The two ‘came together’ on a CBS television show in America: Susan from the front room of her home in Blackburn, Patti on the telephone in the States. Standing ramrod straight in her small living room with its cheap-looking furniture and reproduction paintings on the walls, Susan, wearing a plain white dress and a chunky pearl necklace, answered the by now familiar questions about her performance and the reaction to it, before singing, at the interviewers’ request, a few bars of the song.
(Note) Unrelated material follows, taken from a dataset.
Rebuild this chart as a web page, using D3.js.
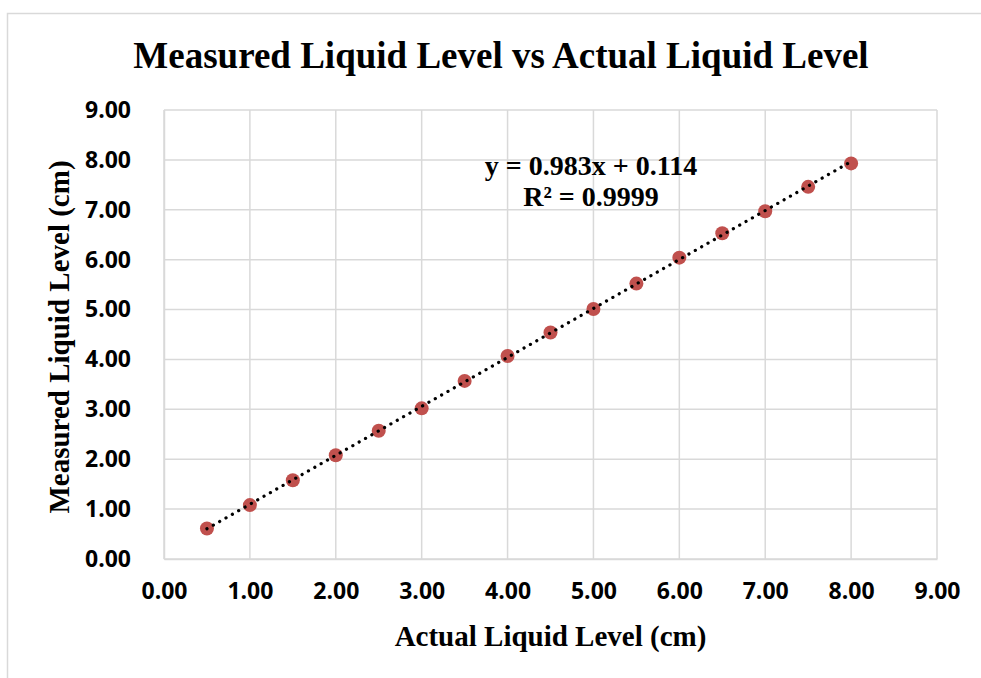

Across the other side of the Atlantic, Patti LuPone was listening and she immediately said, ‘I heard that, I cried. Susan, you got pluck girl. It’s not an easy song, it’s the ending actually that is the roughest part, as Susan will attest I’m sure. What you have to hit at the very end of the song that is difficult. It’s an emotional song. It’s the first ballad in the musical and it comes very early in the show. I saw her performance on YouTube like everybody else. Someone that works in my press agent’s office in New York sent it to me, was it yesterday or the day before, I believe the day before yesterday. My husband and I watched it and I started to cry. Susan you made me cry.’